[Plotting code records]
• • • • • • •

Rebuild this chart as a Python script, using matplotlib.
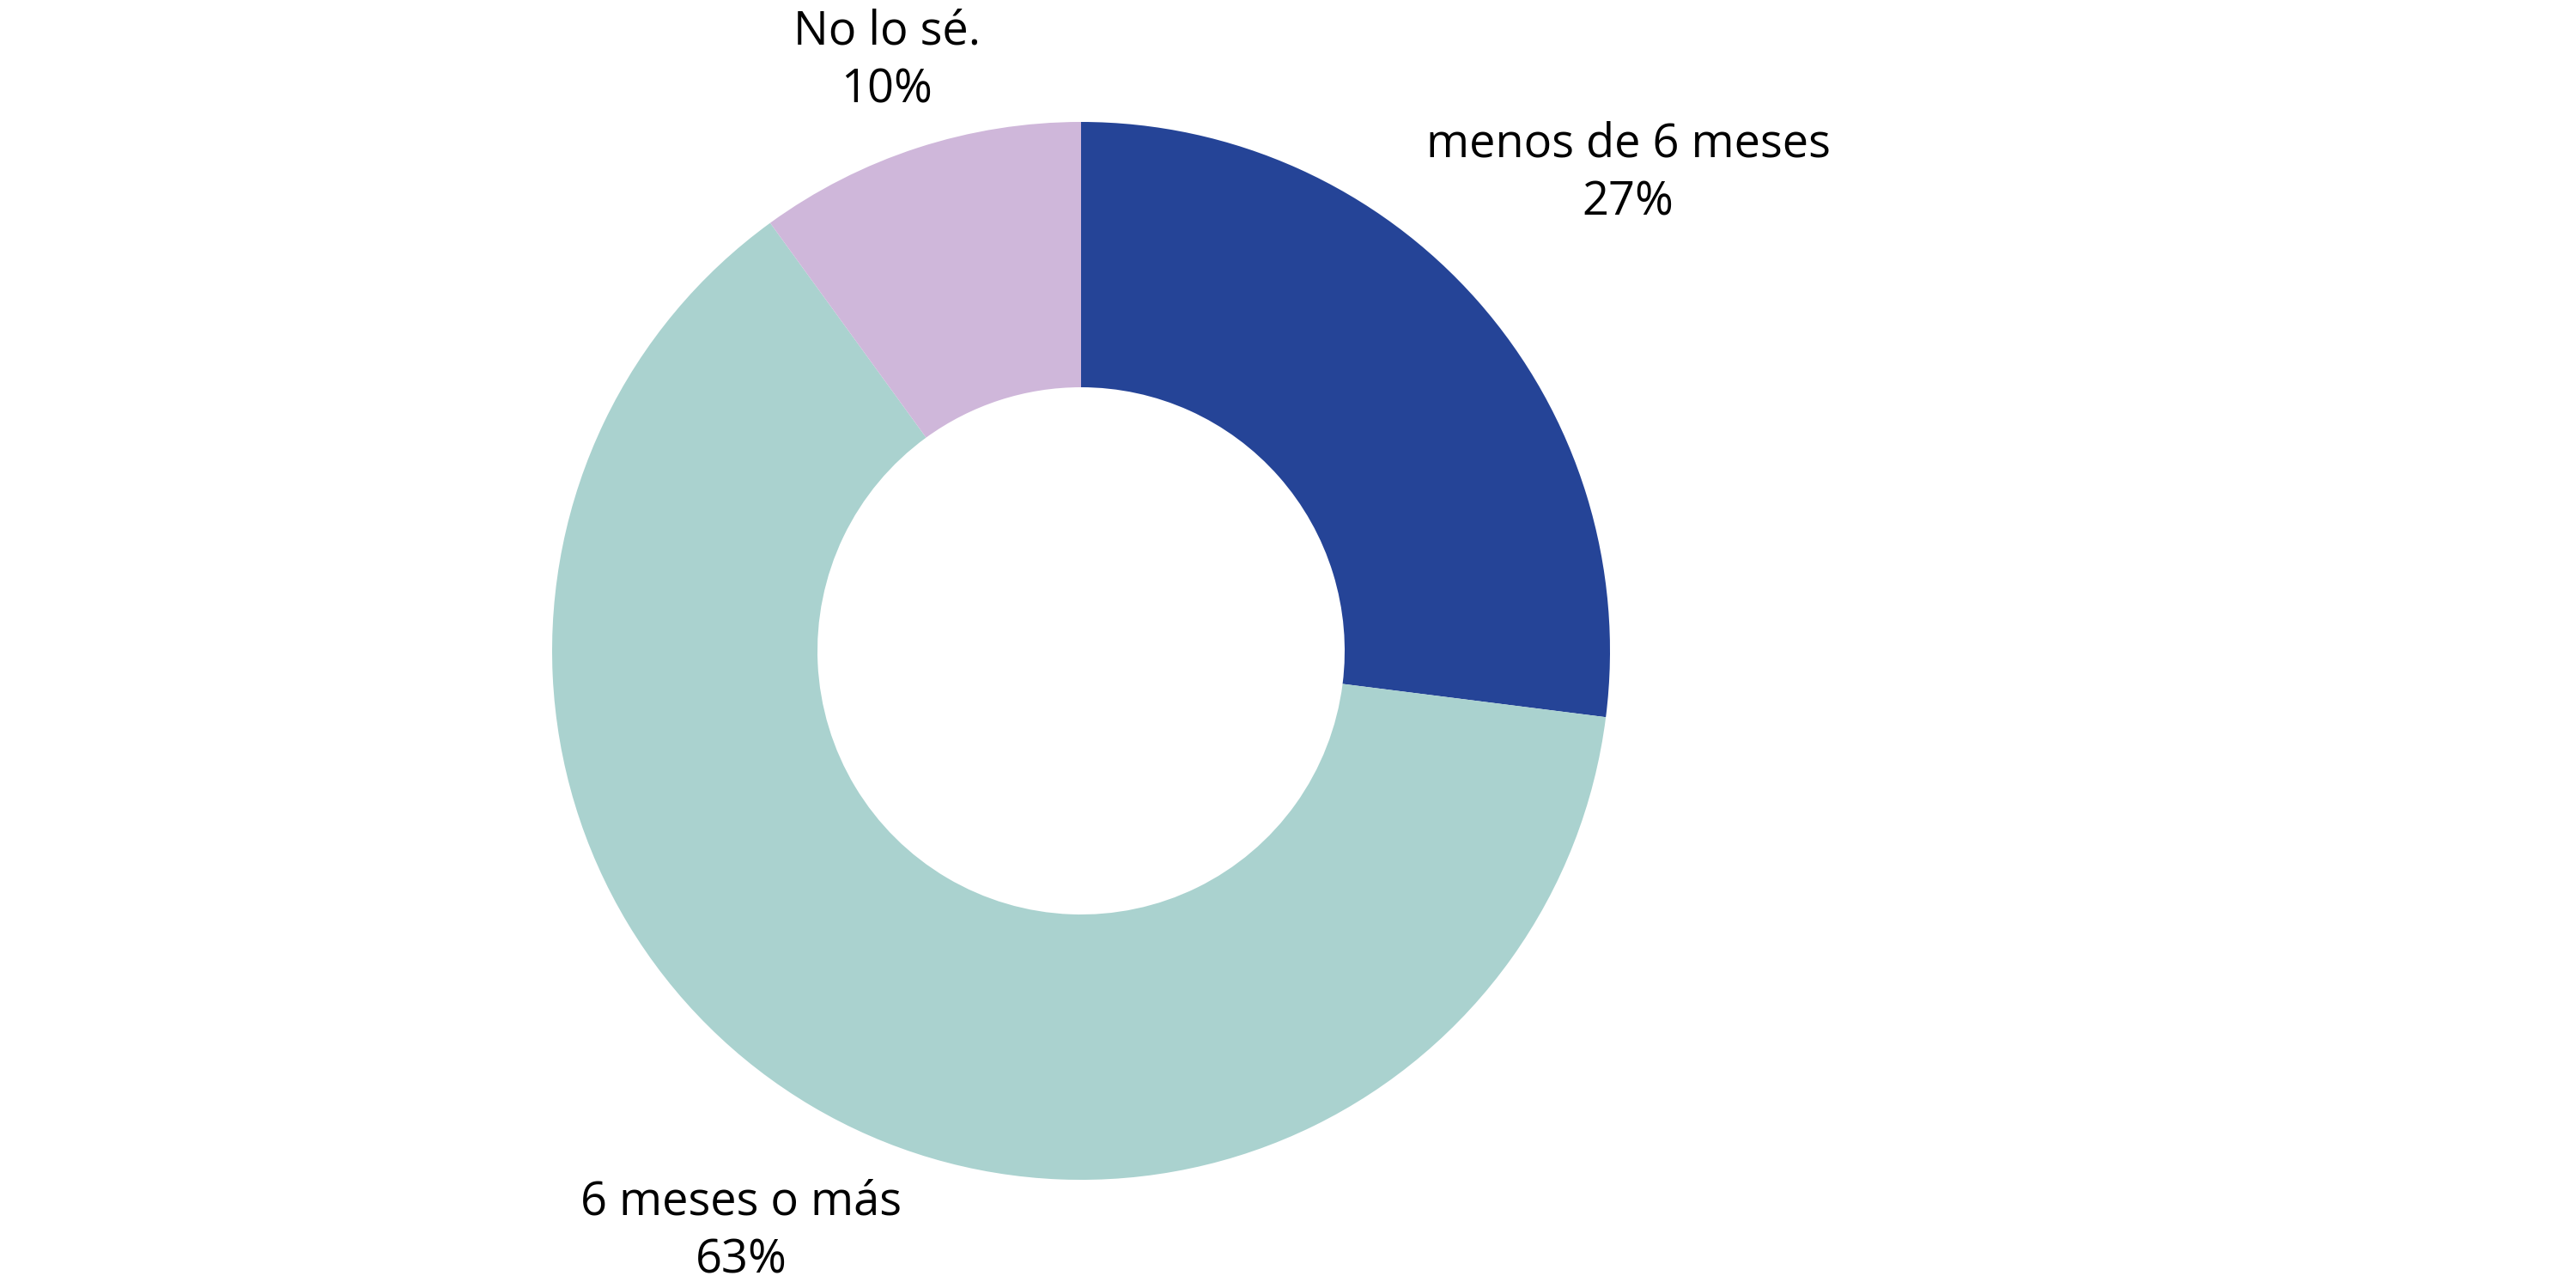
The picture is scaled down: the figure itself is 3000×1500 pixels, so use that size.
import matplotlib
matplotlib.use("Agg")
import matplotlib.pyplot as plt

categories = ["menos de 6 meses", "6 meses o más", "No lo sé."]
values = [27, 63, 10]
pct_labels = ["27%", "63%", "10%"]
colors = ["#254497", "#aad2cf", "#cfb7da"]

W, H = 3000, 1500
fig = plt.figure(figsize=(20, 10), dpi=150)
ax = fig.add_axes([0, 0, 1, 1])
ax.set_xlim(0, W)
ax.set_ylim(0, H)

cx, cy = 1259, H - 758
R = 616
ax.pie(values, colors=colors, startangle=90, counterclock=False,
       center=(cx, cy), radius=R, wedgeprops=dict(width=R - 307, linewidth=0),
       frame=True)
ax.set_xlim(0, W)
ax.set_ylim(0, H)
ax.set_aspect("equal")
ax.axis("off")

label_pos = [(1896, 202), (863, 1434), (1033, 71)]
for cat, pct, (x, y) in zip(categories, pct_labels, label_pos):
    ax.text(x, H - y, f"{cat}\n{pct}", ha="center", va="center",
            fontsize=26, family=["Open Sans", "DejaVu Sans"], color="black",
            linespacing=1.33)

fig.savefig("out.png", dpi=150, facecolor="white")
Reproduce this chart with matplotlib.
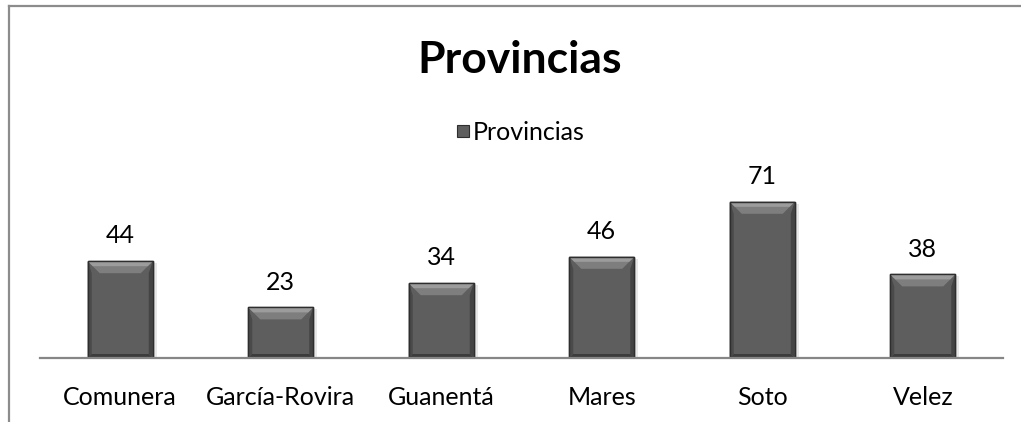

• • • • • • •

Set down exactly, from the line that contains "The picture is" through the last line of the data, each line as it stands, and leave the pictures out.

- Solution below -
The picture is scaled down: the figure itself is 3000×1500 pixels, so use that size.
import matplotlib
matplotlib.use("Agg")
import matplotlib.pyplot as plt

categories = ["menos de 6 meses", "6 meses o más", "No lo sé."]
values = [27, 63, 10]
pct_labels = ["27%", "63%", "10%"]
colors = ["#254497", "#aad2cf", "#cfb7da"]

W, H = 3000, 1500
fig = plt.figure(figsize=(20, 10), dpi=150)
ax = fig.add_axes([0, 0, 1, 1])
ax.set_xlim(0, W)
ax.set_ylim(0, H)

cx, cy = 1259, H - 758
R = 616
ax.pie(values, colors=colors, startangle=90, counterclock=False,
       center=(cx, cy), radius=R, wedgeprops=dict(width=R - 307, linewidth=0),
       frame=True)
ax.set_xlim(0, W)
ax.set_ylim(0, H)
ax.set_aspect("equal")
ax.axis("off")

label_pos = [(1896, 202), (863, 1434), (1033, 71)]
for cat, pct, (x, y) in zip(categories, pct_labels, label_pos):
    ax.text(x, H - y, f"{cat}\n{pct}", ha="center", va="center",
            fontsize=26, family=["Open Sans", "DejaVu Sans"], color="black",
            linespacing=1.33)

fig.savefig("out.png", dpi=150, facecolor="white")
Reproduce this chart with matplotlib.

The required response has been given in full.